Telescopes have changed our perspective on the universe around us, allowing us to learn about the cosmos long before our technology will allow us to explore it. But not all telescopes do their work from the ground. In fact, Earth's atmosphere has an annoying habit of distorting images and even absorbing different wavelengths of light. This is great for life - harmful X-rays and gamma rays from the Sun stay out, while infrared is absorbed, keeping our planet warm. Good for life, bad for astronomy. As a result, many telescopes are actually launched into space to do their work in orbit. Most famously, the Hubble Space Telescope (launched in 1990) has been peering at the near-infrared and visible wavelengths for years. Other telescopes, such as the Chandra X-Ray Observatory (which aptly observes X-Rays) can only do its work outside of our absorbent atmosphere.
The airborne telescope SOFIA (Stratospheric Observatory for Infrared Astronomy) in flight with its telescope door open. The plane is based on the design of a Boeing 747SP, but has been modified for astronomical purposes. It flies above 99.9% of all water vapour. (By Jim Ross [Public domain], via Wikimedia Commons)

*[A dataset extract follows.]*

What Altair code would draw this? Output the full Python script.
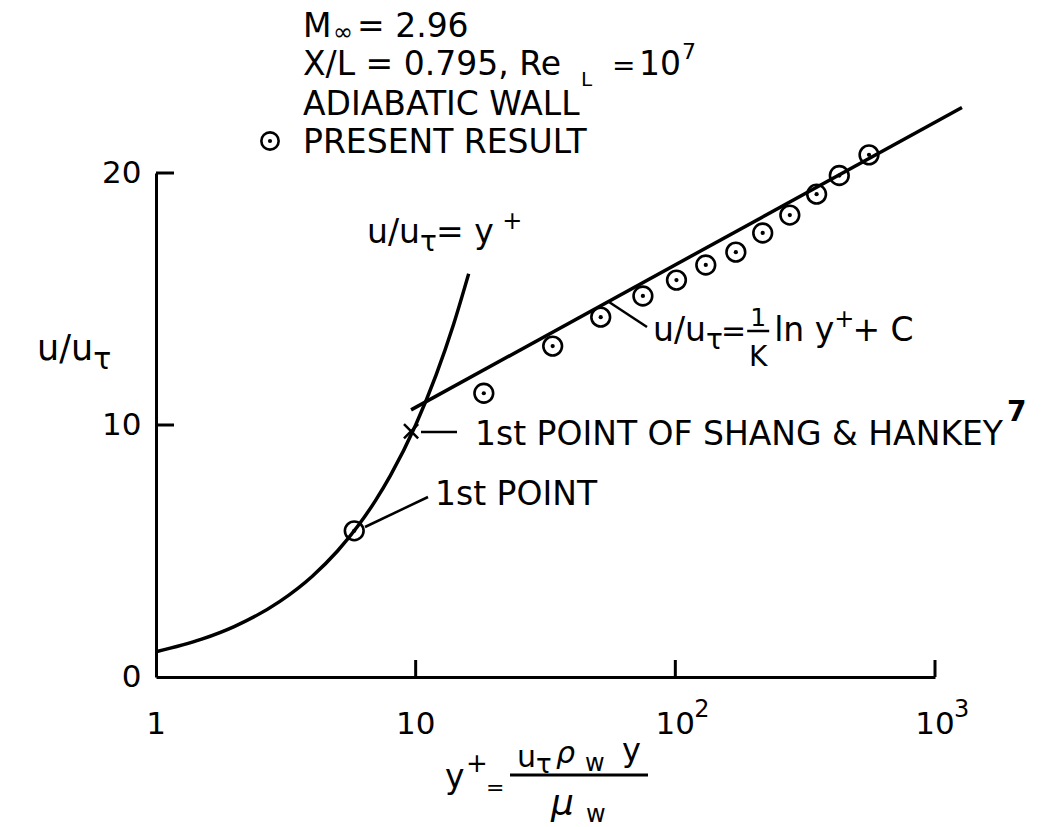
import altair as alt
import pandas as pd

# ---------------- data ----------------
yplus_present = [5.8, 18.3, 33.7, 51.6, 75, 101, 131, 171, 217, 276, 350, 428, 557]
u_present = [5.8, 11.26, 13.13, 14.28, 15.12, 15.75, 16.35, 16.86, 17.62, 18.33, 19.16, 19.9, 20.72]

yplus_sublayer = [1, 1.5, 2, 3, 4, 5, 6, 7, 8, 10, 12, 14, 16]
u_sublayer = [1, 1.5, 2, 3, 4, 5, 6, 7, 8, 10, 12, 14, 16]

yplus_loglaw = [9.6, 1270]
u_loglaw = [10.6, 22.6]

yplus_shang = [9.6]
u_shang = [9.75]

x_tick_values = [1, 10, 100, 1000]
x_label_base = ["1", "10", "10", "10"]
x_label_exp = ["", "", "2", "3"]
y_tick_values = [0, 10, 20]
x_inner_ticks = [10, 100, 1000]
y_inner_ticks = [10, 20]

# ---------------- layout ----------------
PL, PT, W, H = 156, 173, 779, 504
FONT = "DejaVu Sans"
INK = "black"


def ax(px):
    return px - PL


def ay(py):
    return py - PT


CW = {' ': .318, '/': .337, '=': .838, '+': .838, '.': .318, ',': .318, '&': .780,
      'A': .684, 'B': .686, 'C': .698, 'D': .770, 'E': .632, 'F': .575, 'G': .775,
      'H': .752, 'I': .295, 'K': .656, 'L': .557, 'M': .863, 'N': .748, 'O': .787,
      'P': .603, 'R': .695, 'S': .635, 'T': .611, 'U': .732, 'W': .989, 'X': .685,
      'Y': .611, 'e': .615, 'l': .278, 'n': .634, 's': .521, 't': .392, 'u': .634,
      'y': .592, 'w': .818, 'τ': .575, 'ρ': .635, 'μ': .636, '∞': .833}


def tw(s, size):
    return sum(CW.get(c, .636) for c in s) * size


def txt(px, py, s, size=33, style="normal", weight="normal", align="left"):
    return alt.Chart().mark_text(
        text=s, font=FONT, fontSize=size, fontStyle=style, fontWeight=weight,
        color=INK, align=align, baseline="alphabetic"
    ).encode(x=alt.value(ax(px)), y=alt.value(ay(py)))


def chain(x0, base, pieces):
    """pieces: (text, size, dy, dx, weight)"""
    out = []
    x = x0
    for p in pieces:
        s, size, dy = p[0], p[1], p[2]
        dx = p[3] if len(p) > 3 else 0
        weight = p[4] if len(p) > 4 else "normal"
        x += dx
        out.append(txt(x, base + dy, s, size, weight=weight))
        x += tw(s, size)
    return out, x


def seg(x1, y1, x2, y2, w=2.5):
    return alt.Chart().mark_rule(color=INK, strokeWidth=w).encode(
        x=alt.value(ax(x1)), x2=alt.value(ax(x2)), y=alt.value(ay(y1)), y2=alt.value(ay(y2)))


# ---------------- scales / axes ----------------
xs = alt.Scale(type="log", domain=[1, 1000], nice=False)
ys = alt.Scale(domain=[0, 20], nice=False, zero=False)

x_axis = alt.Axis(values=x_tick_values, labels=False, title=None, grid=False,
                  ticks=False, tickSize=0, domainColor=INK, domainWidth=3)
y_axis = alt.Axis(values=y_tick_values, title=None, grid=False, ticks=False, tickSize=0,
                  domainColor=INK, domainWidth=3, labelFont=FONT, labelFontSize=31,
                  labelColor=INK, labelPadding=15, labelFlush=False, labelOverlap=False)

present_df = pd.DataFrame({"yplus": yplus_present, "u": u_present})
sub_df = pd.DataFrame({"yplus": yplus_sublayer, "u": u_sublayer})
log_df = pd.DataFrame({"yplus": yplus_loglaw, "u": u_loglaw})
shang_df = pd.DataFrame({"yplus": yplus_shang, "u": u_shang})
xt_df = pd.DataFrame({"yplus": x_inner_ticks})
yt_df = pd.DataFrame({"u": y_inner_ticks})
xl_df = pd.DataFrame({"yplus": x_tick_values, "base": x_label_base, "exp": x_label_exp})

X = alt.X("yplus:Q", scale=xs, axis=x_axis)
Y = alt.Y("u:Q", scale=ys, axis=y_axis)

sub_line = alt.Chart(sub_df).mark_line(color=INK, strokeWidth=3.5, interpolate="monotone").encode(x=X, y=Y)
log_line = alt.Chart(log_df).mark_line(color=INK, strokeWidth=3.5).encode(x=X, y=Y)
circles = alt.Chart(present_df).mark_point(shape="circle", filled=False, size=350, strokeWidth=2.6,
                                           color=INK, opacity=1).encode(x=X, y=Y)
dots = alt.Chart(present_df).mark_point(shape="circle", filled=True, size=18, color=INK,
                                        opacity=1).encode(x=X, y=Y)
shang = alt.Chart(shang_df).mark_point(shape="M-1,-1L1,1M1,-1L-1,1", filled=False, size=200,
                                       strokeWidth=2.5, color=INK, opacity=1).encode(x=X, y=Y)

xticks = alt.Chart(xt_df).mark_rule(color=INK, strokeWidth=3).encode(
    x=X, y=alt.value(H), y2=alt.value(H - 17))
yticks = alt.Chart(yt_df).mark_rule(color=INK, strokeWidth=3).encode(
    y=Y, x=alt.value(0), x2=alt.value(18))

xlab = alt.Chart(xl_df).mark_text(font=FONT, fontSize=31, color=INK, align="center",
                                  baseline="alphabetic").encode(
    x=X, y=alt.value(H + 57), text="base:N")
xexp = alt.Chart(xl_df).mark_text(font=FONT, fontSize=24, color=INK, align="left",
                                  baseline="alphabetic", dx=19).encode(
    x=X, y=alt.value(H + 40), text="exp:N")

layers = [sub_line, log_line, circles, dots, shang, xticks, yticks, xlab, xexp]

# ---------------- header block ----------------
layers.append(txt(303, 37, "M", 33))
layers.append(txt(333, 40, "∞", 24))
layers.append(txt(357, 37, "= 2.96", 33))
layers.append(txt(303, 75, "X/L = 0.795, Re", 33))
layers.append(txt(581, 86, "L", 20))
layers.append(txt(612, 75, "=", 28))
layers.append(txt(639, 75, "10", 33))
layers.append(txt(682, 59, "7", 22))
layers.append(txt(303, 115, "ADIABATIC WALL"))
layers.append(txt(303, 153, "PRESENT RESULT"))
layers.append(alt.Chart().mark_point(shape="circle", filled=False, size=300, strokeWidth=2.6,
                                     color=INK, opacity=1).encode(x=alt.value(ax(270)), y=alt.value(ay(141))))
layers.append(alt.Chart().mark_point(shape="circle", filled=True, size=18, color=INK,
                                     opacity=1).encode(x=alt.value(ax(270)), y=alt.value(ay(141))))

# ---------------- curve labels ----------------
p, _ = chain(367, 243, [("u/u", 33, 0), ("τ", 28, 8), (" = y", 33, 0), ("+", 24, -14, -2)])
layers += p

p, _ = chain(475, 445, [("1st POINT OF SHANG & HANKEY", 33, 0), ("7", 28, -24, 4, "bold")])
layers += p
layers.append(txt(435, 505, "1st POINT"))

p, xc = chain(653, 341, [("u/u", 33, 0), ("τ", 28, 8), ("=", 30, 0, -1)])
layers += p
fc = xc + 12
layers.append(txt(fc, 326, "1", 25, align="center"))
layers.append(txt(fc, 366, "K", 28, align="center"))
layers.append(seg(fc - 11, 331, fc + 11, 331, 2.5))
p, _ = chain(fc + 16, 341, [("ln y", 33, 0), ("+", 24, -14, 0), (" + C", 33, 0, -2)])
layers += p

# leaders
layers.append(seg(365, 527, 428, 497))
layers.append(seg(421, 432, 457, 432))
layers.append(seg(609, 302, 647, 327))

# ---------------- axis titles ----------------
p, _ = chain(37, 360, [("u/u", 35, 0), ("τ", 30, 9)])
layers += p

layers.append(txt(445, 788, "y", 33))
layers.append(txt(466, 772, "+", 26))
layers.append(txt(486, 795, "=", 22))
layers.append(seg(510, 775, 648, 775, 3))
layers.append(txt(517, 767, "u", 30))
layers.append(txt(536, 773, "τ", 26))
layers.append(txt(556, 763, "ρ", 30, style="italic"))
layers.append(txt(585, 771, "w", 24))
layers.append(txt(622, 761, "y", 32))
layers.append(txt(551, 815, "μ", 36, style="italic"))
layers.append(txt(586, 822, "w", 24))

chart = alt.layer(*layers).properties(
    width=W, height=H,
    padding={"left": PL, "top": PT, "right": 1047 - PL - W, "bottom": 827 - PT - H},
    autosize=alt.AutoSizeParams(type="none"),
    background="white",
).configure_view(stroke=None)

chart.save("out.html", embed_options={"renderer": "svg", "actions": False})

Some telescopes aren't put into space, but are sent high into the air, above most of that absorbent atmosphere! Some, such as the Kuiper Airborne Observatory and SOFIA, are mounted on airplanes, which take measurements mid-flight at around 12 000m (40,000 feet), where water vapour is sparse. Not only does water vapour produce clouds, but it's also great at absorbing infrared radiation - which is exactly what these telescopes were designed to observe. Other airborne telescopes are actually mounted to balloons, like Stratoscope and BLAST, which allow these telescopes to fly up to three times higher than airplanes!
In the end, it takes a lot of different telescopes observing a lot of different wavelengths to get a complete picture of our universe. But regardless of what part of the spectrum you observe, there's always something new out there to look at and study. So whether it's online images from NASA or your friend's backyard telescope, new sights are only a peep away!